Let $k[x_0,x_1,...,x_n]_d$ be a space of all forms (in other words, homogenous polynomials) of degree $d$ of variables $x_0, x_1,...,x_n$ over algebraically closed field $k$. Let's think of $k[x_0,x_1,...,x_n]_d$ as an affine space.
Of course, every such polynomial has a well defined zero-locus on a projective space $\mathbb P^n$, because it is homogenous.
Let $X\subset k[x_0,x_1,...,x_n]_d$ be a subset of polynomials, whose zero-loci are smooth subets of $\mathbb P^n$.
I would like to prove, that $X$ is open and dense subset of $k[x_0,x_1,...,x_n]_d$, but i have no idea how to do that. I guess it has something to do with the fact, that the set of smooth points of an algebraic set is dense and open, but i don't know how to use this fact in this setting.

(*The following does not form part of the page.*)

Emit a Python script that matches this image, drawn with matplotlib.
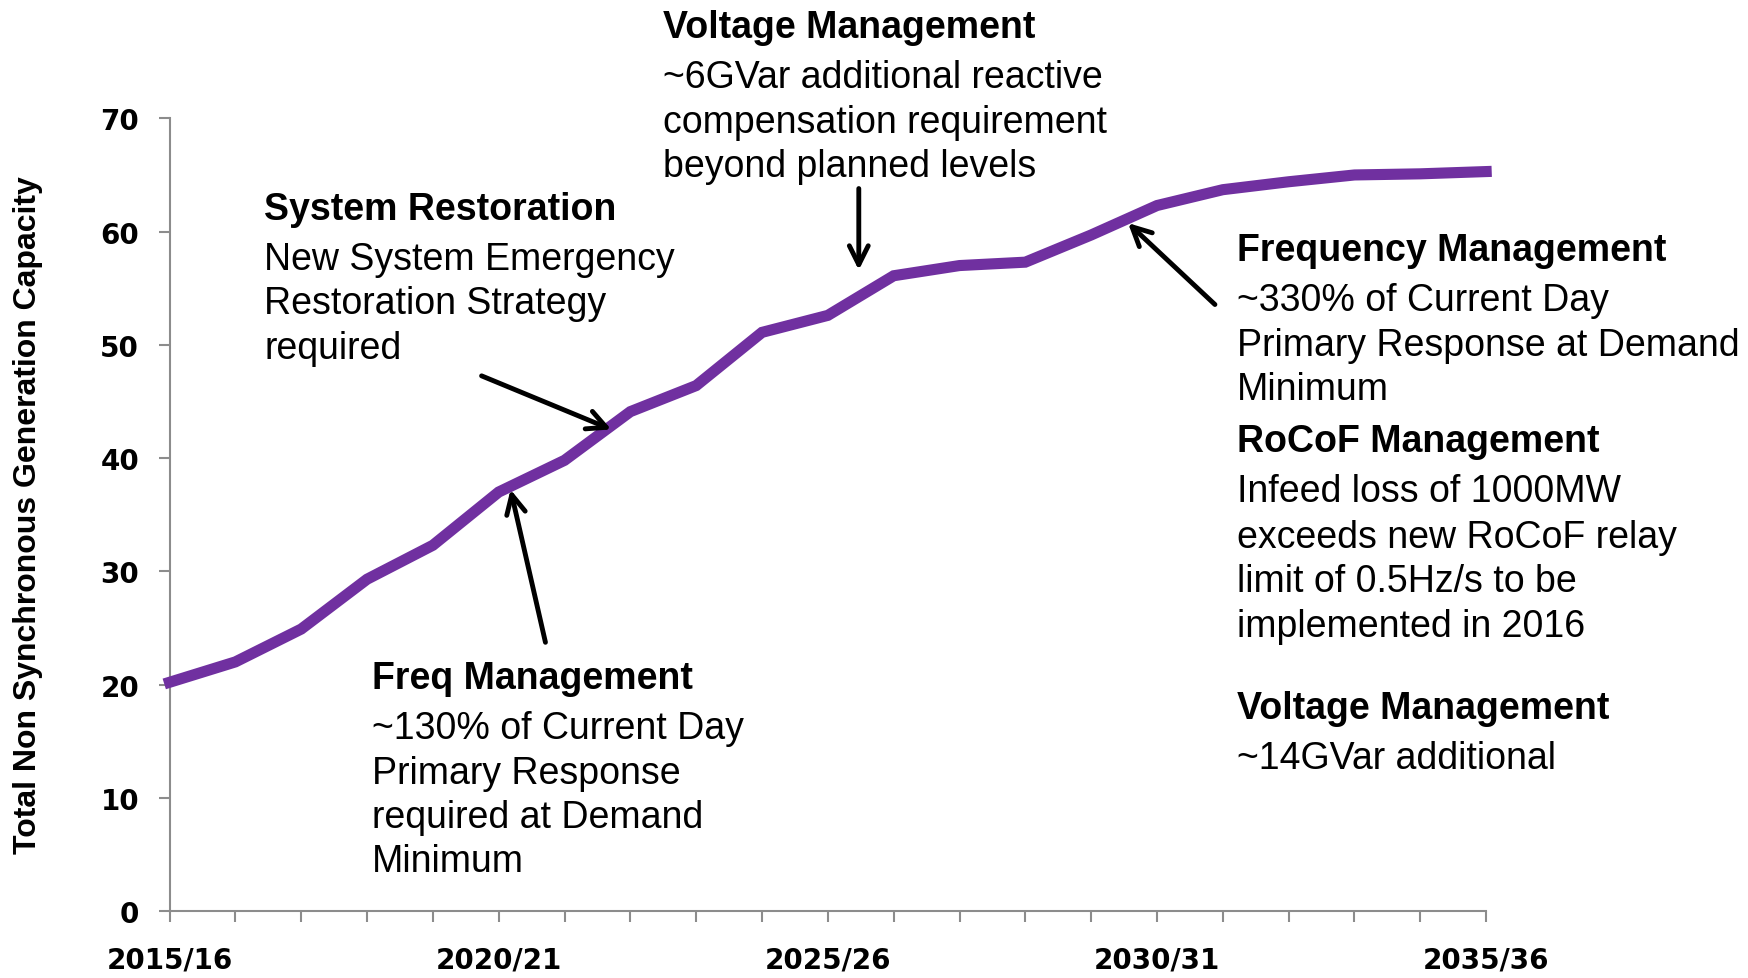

Many of these are proved using the universal hypersurface. Let $P$ the projective space of all degree $d$ forms (since the equation and any non-zero constant multiple give the same variety) and consider $Z\subset P\times\mathbb{P}^n$ the universal hypersurface defined in the obvious way - these are pairs $(f,p)$ with $f(p)=0$. Consider $T\subset Z$, defined as $(f,p)$ such that $f(p)=0$ and all the partial derivatives of $f$ are zero at $p$. Then, $Z$ is closed in $P\times\mathbb{P}^n$ and $T$ is closed in $Z$.If $f$ is not in the image of $T$ under the first projection, it is easy to check that $f$ is smooth. Since image of $T$ is closed, suffices to show that there is at least one smooth hypersurface. Though it can be shown for positive characteristics, easier for zero characteristic, by noting that the Fermat hypersurface, $\sum x_i^d=0$ is smooth.